**** GIVEN DATA ****

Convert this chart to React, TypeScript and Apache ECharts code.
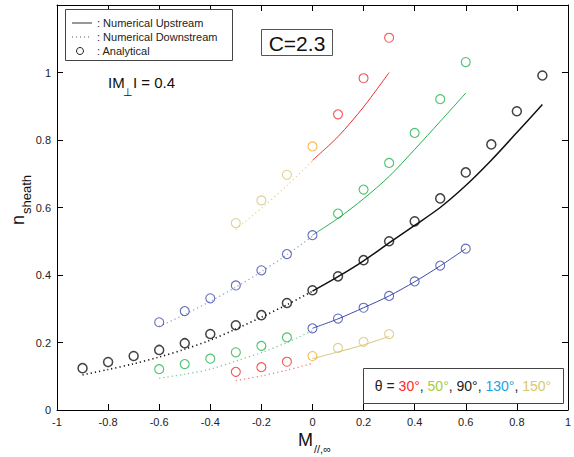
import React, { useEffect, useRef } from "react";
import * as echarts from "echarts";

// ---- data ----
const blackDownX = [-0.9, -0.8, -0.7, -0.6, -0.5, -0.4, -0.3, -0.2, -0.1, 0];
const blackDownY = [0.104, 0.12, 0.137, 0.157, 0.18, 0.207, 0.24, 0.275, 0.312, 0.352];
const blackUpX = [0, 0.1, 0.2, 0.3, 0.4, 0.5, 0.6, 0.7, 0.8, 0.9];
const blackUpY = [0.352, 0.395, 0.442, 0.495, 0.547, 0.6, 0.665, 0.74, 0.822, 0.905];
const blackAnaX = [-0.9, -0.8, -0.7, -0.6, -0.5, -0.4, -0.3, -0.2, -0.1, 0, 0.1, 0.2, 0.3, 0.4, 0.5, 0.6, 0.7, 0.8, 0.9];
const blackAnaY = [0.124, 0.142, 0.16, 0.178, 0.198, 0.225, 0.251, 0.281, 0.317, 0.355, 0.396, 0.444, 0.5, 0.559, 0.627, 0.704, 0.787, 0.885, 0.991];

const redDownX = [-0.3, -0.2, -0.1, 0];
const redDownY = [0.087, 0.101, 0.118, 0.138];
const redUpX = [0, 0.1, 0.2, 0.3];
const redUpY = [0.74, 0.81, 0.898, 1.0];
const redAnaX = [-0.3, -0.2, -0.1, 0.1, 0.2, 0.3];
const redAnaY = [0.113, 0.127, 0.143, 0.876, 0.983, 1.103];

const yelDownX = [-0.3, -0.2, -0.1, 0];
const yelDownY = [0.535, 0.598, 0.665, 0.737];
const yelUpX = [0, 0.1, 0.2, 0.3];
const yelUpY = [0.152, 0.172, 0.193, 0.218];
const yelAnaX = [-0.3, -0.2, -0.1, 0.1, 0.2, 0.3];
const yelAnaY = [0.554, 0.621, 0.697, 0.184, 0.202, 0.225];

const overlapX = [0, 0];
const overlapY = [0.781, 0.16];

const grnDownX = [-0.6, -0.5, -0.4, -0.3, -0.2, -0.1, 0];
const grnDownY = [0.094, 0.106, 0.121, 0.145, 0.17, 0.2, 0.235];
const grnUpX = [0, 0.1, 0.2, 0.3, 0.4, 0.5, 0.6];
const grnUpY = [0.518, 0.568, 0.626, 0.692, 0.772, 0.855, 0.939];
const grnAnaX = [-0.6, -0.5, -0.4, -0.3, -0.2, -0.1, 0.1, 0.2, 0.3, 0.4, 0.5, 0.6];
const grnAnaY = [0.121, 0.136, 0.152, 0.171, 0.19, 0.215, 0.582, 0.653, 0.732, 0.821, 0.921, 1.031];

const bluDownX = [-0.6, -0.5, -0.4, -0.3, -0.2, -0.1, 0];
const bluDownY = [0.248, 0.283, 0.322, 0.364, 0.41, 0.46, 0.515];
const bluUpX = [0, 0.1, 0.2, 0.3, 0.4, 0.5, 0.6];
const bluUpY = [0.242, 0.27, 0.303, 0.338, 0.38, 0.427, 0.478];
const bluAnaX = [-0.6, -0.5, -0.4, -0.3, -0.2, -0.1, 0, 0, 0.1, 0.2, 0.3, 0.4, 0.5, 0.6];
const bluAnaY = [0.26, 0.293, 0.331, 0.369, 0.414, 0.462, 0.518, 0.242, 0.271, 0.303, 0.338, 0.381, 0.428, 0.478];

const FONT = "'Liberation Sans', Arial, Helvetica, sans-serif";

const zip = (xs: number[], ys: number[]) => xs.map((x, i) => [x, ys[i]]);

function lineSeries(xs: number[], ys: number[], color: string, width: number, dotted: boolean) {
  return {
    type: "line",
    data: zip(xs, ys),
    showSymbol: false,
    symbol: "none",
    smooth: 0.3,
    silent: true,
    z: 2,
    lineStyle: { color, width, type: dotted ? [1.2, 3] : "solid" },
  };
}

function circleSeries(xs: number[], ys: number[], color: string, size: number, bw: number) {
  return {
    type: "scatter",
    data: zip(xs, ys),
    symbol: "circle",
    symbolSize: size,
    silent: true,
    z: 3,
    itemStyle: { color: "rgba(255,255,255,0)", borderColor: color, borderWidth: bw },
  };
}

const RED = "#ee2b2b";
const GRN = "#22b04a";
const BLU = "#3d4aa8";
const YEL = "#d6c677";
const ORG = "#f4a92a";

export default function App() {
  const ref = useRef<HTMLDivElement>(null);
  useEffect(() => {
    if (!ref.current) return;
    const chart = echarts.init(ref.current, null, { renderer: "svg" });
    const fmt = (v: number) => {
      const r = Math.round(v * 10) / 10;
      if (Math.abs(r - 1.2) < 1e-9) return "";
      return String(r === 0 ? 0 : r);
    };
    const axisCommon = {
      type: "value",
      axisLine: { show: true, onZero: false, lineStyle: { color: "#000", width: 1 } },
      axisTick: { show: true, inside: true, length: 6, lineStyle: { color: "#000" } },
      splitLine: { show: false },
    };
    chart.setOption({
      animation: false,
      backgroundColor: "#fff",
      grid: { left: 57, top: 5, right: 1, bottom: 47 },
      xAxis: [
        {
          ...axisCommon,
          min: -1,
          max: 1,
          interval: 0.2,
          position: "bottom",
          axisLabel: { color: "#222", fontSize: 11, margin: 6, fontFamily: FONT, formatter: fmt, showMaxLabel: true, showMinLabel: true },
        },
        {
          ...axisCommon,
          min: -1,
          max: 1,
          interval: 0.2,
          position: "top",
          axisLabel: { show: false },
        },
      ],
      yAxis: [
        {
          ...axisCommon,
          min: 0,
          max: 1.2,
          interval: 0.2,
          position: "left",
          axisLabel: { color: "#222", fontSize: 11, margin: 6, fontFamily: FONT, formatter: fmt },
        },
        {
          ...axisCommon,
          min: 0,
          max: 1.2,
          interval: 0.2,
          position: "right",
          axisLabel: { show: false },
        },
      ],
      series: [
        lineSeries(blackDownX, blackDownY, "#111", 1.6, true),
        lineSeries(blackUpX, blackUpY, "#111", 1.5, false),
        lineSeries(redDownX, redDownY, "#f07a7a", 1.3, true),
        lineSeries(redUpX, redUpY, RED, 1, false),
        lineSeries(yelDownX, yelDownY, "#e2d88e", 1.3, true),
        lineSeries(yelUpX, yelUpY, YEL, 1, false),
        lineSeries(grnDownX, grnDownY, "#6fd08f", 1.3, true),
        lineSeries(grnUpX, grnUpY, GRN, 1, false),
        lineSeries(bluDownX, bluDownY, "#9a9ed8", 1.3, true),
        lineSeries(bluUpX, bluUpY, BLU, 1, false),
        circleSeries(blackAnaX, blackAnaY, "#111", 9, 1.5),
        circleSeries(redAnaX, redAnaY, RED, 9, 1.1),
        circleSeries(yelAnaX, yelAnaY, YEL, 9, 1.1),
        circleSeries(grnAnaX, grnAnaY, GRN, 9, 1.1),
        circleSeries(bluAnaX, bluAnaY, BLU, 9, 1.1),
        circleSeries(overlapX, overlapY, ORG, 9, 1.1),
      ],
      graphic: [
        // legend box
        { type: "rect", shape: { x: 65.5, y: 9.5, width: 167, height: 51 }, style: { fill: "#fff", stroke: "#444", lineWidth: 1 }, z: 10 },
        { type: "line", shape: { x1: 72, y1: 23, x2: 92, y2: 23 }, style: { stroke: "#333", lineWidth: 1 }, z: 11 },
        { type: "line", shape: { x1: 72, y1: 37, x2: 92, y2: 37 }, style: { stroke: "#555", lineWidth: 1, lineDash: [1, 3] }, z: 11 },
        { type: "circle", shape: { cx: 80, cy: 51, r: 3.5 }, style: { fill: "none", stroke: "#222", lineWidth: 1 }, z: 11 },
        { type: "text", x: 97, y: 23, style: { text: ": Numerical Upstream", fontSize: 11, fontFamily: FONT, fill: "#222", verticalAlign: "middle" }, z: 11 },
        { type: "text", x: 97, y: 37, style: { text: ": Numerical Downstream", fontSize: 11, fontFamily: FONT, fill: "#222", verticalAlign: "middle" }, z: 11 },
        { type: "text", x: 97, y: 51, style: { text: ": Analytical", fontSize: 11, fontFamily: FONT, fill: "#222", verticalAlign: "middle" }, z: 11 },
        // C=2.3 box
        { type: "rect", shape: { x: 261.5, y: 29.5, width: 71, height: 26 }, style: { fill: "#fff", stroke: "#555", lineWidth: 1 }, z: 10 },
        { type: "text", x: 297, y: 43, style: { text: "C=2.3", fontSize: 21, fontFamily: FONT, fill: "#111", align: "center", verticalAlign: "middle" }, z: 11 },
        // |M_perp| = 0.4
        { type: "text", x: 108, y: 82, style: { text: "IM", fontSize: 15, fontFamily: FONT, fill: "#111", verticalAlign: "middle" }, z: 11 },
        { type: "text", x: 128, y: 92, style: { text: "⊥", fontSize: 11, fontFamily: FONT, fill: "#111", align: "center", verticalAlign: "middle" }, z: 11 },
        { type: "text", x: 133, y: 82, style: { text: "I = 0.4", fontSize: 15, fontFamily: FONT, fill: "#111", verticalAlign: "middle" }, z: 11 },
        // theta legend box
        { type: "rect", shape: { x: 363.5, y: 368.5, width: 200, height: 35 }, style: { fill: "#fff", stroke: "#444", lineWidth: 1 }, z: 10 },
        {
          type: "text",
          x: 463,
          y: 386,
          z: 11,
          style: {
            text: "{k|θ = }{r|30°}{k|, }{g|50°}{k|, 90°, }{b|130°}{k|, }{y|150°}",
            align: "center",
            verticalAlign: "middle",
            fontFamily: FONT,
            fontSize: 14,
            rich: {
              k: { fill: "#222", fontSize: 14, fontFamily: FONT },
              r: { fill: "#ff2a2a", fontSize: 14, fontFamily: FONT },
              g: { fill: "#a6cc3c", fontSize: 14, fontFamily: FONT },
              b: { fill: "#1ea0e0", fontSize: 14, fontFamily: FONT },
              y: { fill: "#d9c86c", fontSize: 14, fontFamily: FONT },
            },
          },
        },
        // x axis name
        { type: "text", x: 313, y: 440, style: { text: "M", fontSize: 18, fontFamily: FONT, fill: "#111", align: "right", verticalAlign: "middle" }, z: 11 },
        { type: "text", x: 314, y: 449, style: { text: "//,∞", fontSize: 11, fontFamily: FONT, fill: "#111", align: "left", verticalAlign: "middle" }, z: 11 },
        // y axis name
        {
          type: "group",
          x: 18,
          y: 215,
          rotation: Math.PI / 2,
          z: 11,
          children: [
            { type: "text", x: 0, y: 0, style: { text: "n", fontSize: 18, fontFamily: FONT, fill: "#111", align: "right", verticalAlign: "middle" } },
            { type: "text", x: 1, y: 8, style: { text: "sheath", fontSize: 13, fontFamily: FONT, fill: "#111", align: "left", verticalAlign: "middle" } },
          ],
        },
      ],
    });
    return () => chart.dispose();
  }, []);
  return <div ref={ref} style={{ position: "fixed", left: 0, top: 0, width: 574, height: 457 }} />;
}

****

### WORK REQUIRED
From the opening line of the listing above through the line bearing "0.787, 0.885, 0.991];", repeat each line exactly. Drop every picture.

### ANSWER TO THE EXERCISE
Convert this chart to React, TypeScript and Apache ECharts code.
import React, { useEffect, useRef } from "react";
import * as echarts from "echarts";

// ---- data ----
const blackDownX = [-0.9, -0.8, -0.7, -0.6, -0.5, -0.4, -0.3, -0.2, -0.1, 0];
const blackDownY = [0.104, 0.12, 0.137, 0.157, 0.18, 0.207, 0.24, 0.275, 0.312, 0.352];
const blackUpX = [0, 0.1, 0.2, 0.3, 0.4, 0.5, 0.6, 0.7, 0.8, 0.9];
const blackUpY = [0.352, 0.395, 0.442, 0.495, 0.547, 0.6, 0.665, 0.74, 0.822, 0.905];
const blackAnaX = [-0.9, -0.8, -0.7, -0.6, -0.5, -0.4, -0.3, -0.2, -0.1, 0, 0.1, 0.2, 0.3, 0.4, 0.5, 0.6, 0.7, 0.8, 0.9];
const blackAnaY = [0.124, 0.142, 0.16, 0.178, 0.198, 0.225, 0.251, 0.281, 0.317, 0.355, 0.396, 0.444, 0.5, 0.559, 0.627, 0.704, 0.787, 0.885, 0.991];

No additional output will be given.